▶ [What you should do]: Transcribe all of the material exactly.
========================================
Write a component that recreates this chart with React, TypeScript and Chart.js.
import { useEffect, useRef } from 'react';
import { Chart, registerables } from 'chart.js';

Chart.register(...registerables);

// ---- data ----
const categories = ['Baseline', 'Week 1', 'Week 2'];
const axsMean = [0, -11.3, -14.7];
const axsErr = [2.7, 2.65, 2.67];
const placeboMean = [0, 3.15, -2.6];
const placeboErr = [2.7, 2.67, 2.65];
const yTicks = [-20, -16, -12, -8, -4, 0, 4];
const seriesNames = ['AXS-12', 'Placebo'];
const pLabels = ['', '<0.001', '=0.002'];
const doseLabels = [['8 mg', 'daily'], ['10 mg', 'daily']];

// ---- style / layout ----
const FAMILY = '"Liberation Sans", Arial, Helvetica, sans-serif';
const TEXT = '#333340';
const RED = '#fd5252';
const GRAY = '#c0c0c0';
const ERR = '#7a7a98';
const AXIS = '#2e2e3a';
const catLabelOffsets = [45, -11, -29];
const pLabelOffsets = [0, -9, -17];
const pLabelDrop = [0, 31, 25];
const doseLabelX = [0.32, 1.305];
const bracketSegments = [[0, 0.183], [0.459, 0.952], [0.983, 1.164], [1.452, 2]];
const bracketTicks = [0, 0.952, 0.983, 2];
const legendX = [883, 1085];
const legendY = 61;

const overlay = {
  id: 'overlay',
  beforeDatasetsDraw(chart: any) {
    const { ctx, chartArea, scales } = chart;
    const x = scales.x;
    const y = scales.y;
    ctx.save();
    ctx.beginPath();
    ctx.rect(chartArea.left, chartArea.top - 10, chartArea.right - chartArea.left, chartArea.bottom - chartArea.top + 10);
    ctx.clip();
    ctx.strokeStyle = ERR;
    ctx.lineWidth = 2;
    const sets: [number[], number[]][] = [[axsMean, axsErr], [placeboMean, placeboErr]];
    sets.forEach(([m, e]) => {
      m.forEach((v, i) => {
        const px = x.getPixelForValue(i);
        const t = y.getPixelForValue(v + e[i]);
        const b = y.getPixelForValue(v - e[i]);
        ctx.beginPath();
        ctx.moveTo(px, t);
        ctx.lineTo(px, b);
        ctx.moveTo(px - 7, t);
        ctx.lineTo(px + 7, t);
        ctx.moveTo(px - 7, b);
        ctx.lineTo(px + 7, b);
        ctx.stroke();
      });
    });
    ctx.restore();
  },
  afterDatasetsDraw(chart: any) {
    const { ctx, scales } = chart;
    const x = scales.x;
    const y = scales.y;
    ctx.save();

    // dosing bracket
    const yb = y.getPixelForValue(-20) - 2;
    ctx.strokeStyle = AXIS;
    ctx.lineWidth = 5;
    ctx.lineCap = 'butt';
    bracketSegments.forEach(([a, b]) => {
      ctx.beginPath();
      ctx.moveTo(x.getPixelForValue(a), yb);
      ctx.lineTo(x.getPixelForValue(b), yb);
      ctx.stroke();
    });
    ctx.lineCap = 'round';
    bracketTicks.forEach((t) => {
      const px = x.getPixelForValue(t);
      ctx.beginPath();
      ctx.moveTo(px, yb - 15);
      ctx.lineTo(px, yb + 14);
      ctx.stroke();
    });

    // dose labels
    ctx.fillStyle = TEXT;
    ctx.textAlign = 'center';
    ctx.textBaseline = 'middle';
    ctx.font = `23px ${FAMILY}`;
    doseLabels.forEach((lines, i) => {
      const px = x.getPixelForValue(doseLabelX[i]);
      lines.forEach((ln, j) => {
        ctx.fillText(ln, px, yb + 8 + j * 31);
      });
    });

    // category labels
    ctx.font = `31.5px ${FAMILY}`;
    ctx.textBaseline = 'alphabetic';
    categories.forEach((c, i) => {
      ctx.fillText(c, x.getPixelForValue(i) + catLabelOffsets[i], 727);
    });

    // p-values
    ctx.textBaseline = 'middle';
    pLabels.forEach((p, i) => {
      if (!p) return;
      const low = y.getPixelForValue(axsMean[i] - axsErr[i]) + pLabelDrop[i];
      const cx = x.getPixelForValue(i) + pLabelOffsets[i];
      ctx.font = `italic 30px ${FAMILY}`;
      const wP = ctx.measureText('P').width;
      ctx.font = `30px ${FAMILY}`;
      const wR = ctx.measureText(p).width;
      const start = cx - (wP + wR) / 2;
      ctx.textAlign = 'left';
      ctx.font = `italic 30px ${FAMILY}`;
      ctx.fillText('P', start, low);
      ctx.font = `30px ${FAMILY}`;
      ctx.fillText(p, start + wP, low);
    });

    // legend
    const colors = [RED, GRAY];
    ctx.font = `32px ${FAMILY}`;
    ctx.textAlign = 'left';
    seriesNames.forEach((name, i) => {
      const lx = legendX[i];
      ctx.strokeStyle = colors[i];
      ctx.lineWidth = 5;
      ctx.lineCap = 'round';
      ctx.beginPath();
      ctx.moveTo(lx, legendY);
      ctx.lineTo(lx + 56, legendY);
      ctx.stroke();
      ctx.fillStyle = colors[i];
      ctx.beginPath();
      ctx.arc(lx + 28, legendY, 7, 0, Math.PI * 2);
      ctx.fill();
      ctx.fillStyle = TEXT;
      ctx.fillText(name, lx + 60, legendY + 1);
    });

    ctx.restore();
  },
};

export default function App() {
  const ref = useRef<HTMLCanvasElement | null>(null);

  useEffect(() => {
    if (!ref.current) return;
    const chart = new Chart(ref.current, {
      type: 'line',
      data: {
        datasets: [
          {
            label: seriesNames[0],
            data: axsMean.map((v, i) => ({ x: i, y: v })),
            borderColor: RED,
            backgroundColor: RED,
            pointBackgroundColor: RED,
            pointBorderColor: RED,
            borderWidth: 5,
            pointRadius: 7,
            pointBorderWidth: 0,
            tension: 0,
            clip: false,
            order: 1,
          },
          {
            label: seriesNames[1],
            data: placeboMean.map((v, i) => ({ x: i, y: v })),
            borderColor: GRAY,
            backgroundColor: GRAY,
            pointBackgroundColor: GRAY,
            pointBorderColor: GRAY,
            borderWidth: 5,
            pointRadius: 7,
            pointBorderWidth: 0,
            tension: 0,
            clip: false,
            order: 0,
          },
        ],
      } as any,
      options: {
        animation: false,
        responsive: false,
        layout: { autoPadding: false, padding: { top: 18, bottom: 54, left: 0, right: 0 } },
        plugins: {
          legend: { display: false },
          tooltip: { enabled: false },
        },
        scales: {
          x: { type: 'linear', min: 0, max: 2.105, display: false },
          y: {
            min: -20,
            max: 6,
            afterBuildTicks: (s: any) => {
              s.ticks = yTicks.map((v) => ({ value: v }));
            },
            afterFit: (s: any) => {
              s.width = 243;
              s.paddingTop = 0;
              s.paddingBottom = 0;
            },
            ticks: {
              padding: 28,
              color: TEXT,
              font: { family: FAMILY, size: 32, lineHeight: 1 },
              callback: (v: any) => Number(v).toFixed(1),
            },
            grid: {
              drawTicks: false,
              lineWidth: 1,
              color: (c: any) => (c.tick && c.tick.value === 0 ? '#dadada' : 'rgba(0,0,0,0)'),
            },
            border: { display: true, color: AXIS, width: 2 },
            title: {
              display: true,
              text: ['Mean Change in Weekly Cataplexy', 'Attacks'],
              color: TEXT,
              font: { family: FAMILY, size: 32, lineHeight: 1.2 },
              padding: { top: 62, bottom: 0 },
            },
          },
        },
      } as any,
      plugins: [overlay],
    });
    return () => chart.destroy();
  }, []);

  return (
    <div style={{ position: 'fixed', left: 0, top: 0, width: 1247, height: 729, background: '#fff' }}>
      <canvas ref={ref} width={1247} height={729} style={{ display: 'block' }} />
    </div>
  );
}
========================================
▶ [Solved problem]:
Write a component that recreates this chart with React, TypeScript and Chart.js.
import { useEffect, useRef } from 'react';
import { Chart, registerables } from 'chart.js';

Chart.register(...registerables);

// ---- data ----
const categories = ['Baseline', 'Week 1', 'Week 2'];
const axsMean = [0, -11.3, -14.7];
const axsErr = [2.7, 2.65, 2.67];
const placeboMean = [0, 3.15, -2.6];
const placeboErr = [2.7, 2.67, 2.65];
const yTicks = [-20, -16, -12, -8, -4, 0, 4];
const seriesNames = ['AXS-12', 'Placebo'];
const pLabels = ['', '<0.001', '=0.002'];
const doseLabels = [['8 mg', 'daily'], ['10 mg', 'daily']];

// ---- style / layout ----
const FAMILY = '"Liberation Sans", Arial, Helvetica, sans-serif';
const TEXT = '#333340';
const RED = '#fd5252';
const GRAY = '#c0c0c0';
const ERR = '#7a7a98';
const AXIS = '#2e2e3a';
const catLabelOffsets = [45, -11, -29];
const pLabelOffsets = [0, -9, -17];
const pLabelDrop = [0, 31, 25];
const doseLabelX = [0.32, 1.305];
const bracketSegments = [[0, 0.183], [0.459, 0.952], [0.983, 1.164], [1.452, 2]];
const bracketTicks = [0, 0.952, 0.983, 2];
const legendX = [883, 1085];
const legendY = 61;

const overlay = {
  id: 'overlay',
  beforeDatasetsDraw(chart: any) {
    const { ctx, chartArea, scales } = chart;
    const x = scales.x;
    const y = scales.y;
    ctx.save();
    ctx.beginPath();
    ctx.rect(chartArea.left, chartArea.top - 10, chartArea.right - chartArea.left, chartArea.bottom - chartArea.top + 10);
    ctx.clip();
    ctx.strokeStyle = ERR;
    ctx.lineWidth = 2;
    const sets: [number[], number[]][] = [[axsMean, axsErr], [placeboMean, placeboErr]];
    sets.forEach(([m, e]) => {
      m.forEach((v, i) => {
        const px = x.getPixelForValue(i);
        const t = y.getPixelForValue(v + e[i]);
        const b = y.getPixelForValue(v - e[i]);
        ctx.beginPath();
        ctx.moveTo(px, t);
        ctx.lineTo(px, b);
        ctx.moveTo(px - 7, t);
        ctx.lineTo(px + 7, t);
        ctx.moveTo(px - 7, b);
        ctx.lineTo(px + 7, b);
        ctx.stroke();
      });
    });
    ctx.restore();
  },
  afterDatasetsDraw(chart: any) {
    const { ctx, scales } = chart;
    const x = scales.x;
    const y = scales.y;
    ctx.save();

    // dosing bracket
    const yb = y.getPixelForValue(-20) - 2;
    ctx.strokeStyle = AXIS;
    ctx.lineWidth = 5;
    ctx.lineCap = 'butt';
    bracketSegments.forEach(([a, b]) => {
      ctx.beginPath();
      ctx.moveTo(x.getPixelForValue(a), yb);
      ctx.lineTo(x.getPixelForValue(b), yb);
      ctx.stroke();
    });
    ctx.lineCap = 'round';
    bracketTicks.forEach((t) => {
      const px = x.getPixelForValue(t);
      ctx.beginPath();
      ctx.moveTo(px, yb - 15);
      ctx.lineTo(px, yb + 14);
      ctx.stroke();
    });

    // dose labels
    ctx.fillStyle = TEXT;
    ctx.textAlign = 'center';
    ctx.textBaseline = 'middle';
    ctx.font = `23px ${FAMILY}`;
    doseLabels.forEach((lines, i) => {
      const px = x.getPixelForValue(doseLabelX[i]);
      lines.forEach((ln, j) => {
        ctx.fillText(ln, px, yb + 8 + j * 31);
      });
    });

    // category labels
    ctx.font = `31.5px ${FAMILY}`;
    ctx.textBaseline = 'alphabetic';
    categories.forEach((c, i) => {
      ctx.fillText(c, x.getPixelForValue(i) + catLabelOffsets[i], 727);
    });

    // p-values
    ctx.textBaseline = 'middle';
    pLabels.forEach((p, i) => {
      if (!p) return;
      const low = y.getPixelForValue(axsMean[i] - axsErr[i]) + pLabelDrop[i];
      const cx = x.getPixelForValue(i) + pLabelOffsets[i];
      ctx.font = `italic 30px ${FAMILY}`;
      const wP = ctx.measureText('P').width;
      ctx.font = `30px ${FAMILY}`;
      const wR = ctx.measureText(p).width;
      const start = cx - (wP + wR) / 2;
      ctx.textAlign = 'left';
      ctx.font = `italic 30px ${FAMILY}`;
      ctx.fillText('P', start, low);
      ctx.font = `30px ${FAMILY}`;
      ctx.fillText(p, start + wP, low);
    });

    // legend
    const colors = [RED, GRAY];
    ctx.font = `32px ${FAMILY}`;
    ctx.textAlign = 'left';
    seriesNames.forEach((name, i) => {
      const lx = legendX[i];
      ctx.strokeStyle = colors[i];
      ctx.lineWidth = 5;
      ctx.lineCap = 'round';
      ctx.beginPath();
      ctx.moveTo(lx, legendY);
      ctx.lineTo(lx + 56, legendY);
      ctx.stroke();
      ctx.fillStyle = colors[i];
      ctx.beginPath();
      ctx.arc(lx + 28, legendY, 7, 0, Math.PI * 2);
      ctx.fill();
      ctx.fillStyle = TEXT;
      ctx.fillText(name, lx + 60, legendY + 1);
    });

    ctx.restore();
  },
};

export default function App() {
  const ref = useRef<HTMLCanvasElement | null>(null);

  useEffect(() => {
    if (!ref.current) return;
    const chart = new Chart(ref.current, {
      type: 'line',
      data: {
        datasets: [
          {
            label: seriesNames[0],
            data: axsMean.map((v, i) => ({ x: i, y: v })),
            borderColor: RED,
            backgroundColor: RED,
            pointBackgroundColor: RED,
            pointBorderColor: RED,
            borderWidth: 5,
            pointRadius: 7,
            pointBorderWidth: 0,
            tension: 0,
            clip: false,
            order: 1,
          },
          {
            label: seriesNames[1],
            data: placeboMean.map((v, i) => ({ x: i, y: v })),
            borderColor: GRAY,
            backgroundColor: GRAY,
            pointBackgroundColor: GRAY,
            pointBorderColor: GRAY,
            borderWidth: 5,
            pointRadius: 7,
            pointBorderWidth: 0,
            tension: 0,
            clip: false,
            order: 0,
          },
        ],
      } as any,
      options: {
        animation: false,
        responsive: false,
        layout: { autoPadding: false, padding: { top: 18, bottom: 54, left: 0, right: 0 } },
        plugins: {
          legend: { display: false },
          tooltip: { enabled: false },
        },
        scales: {
          x: { type: 'linear', min: 0, max: 2.105, display: false },
          y: {
            min: -20,
            max: 6,
            afterBuildTicks: (s: any) => {
              s.ticks = yTicks.map((v) => ({ value: v }));
            },
            afterFit: (s: any) => {
              s.width = 243;
              s.paddingTop = 0;
              s.paddingBottom = 0;
            },
            ticks: {
              padding: 28,
              color: TEXT,
              font: { family: FAMILY, size: 32, lineHeight: 1 },
              callback: (v: any) => Number(v).toFixed(1),
            },
            grid: {
              drawTicks: false,
              lineWidth: 1,
              color: (c: any) => (c.tick && c.tick.value === 0 ? '#dadada' : 'rgba(0,0,0,0)'),
            },
            border: { display: true, color: AXIS, width: 2 },
            title: {
              display: true,
              text: ['Mean Change in Weekly Cataplexy', 'Attacks'],
              color: TEXT,
              font: { family: FAMILY, size: 32, lineHeight: 1.2 },
              padding: { top: 62, bottom: 0 },
            },
          },
        },
      } as any,
      plugins: [overlay],
    });
    return () => chart.destroy();
  }, []);

  return (
    <div style={{ position: 'fixed', left: 0, top: 0, width: 1247, height: 729, background: '#fff' }}>
      <canvas ref={ref} width={1247} height={729} style={{ display: 'block' }} />
    </div>
  );
}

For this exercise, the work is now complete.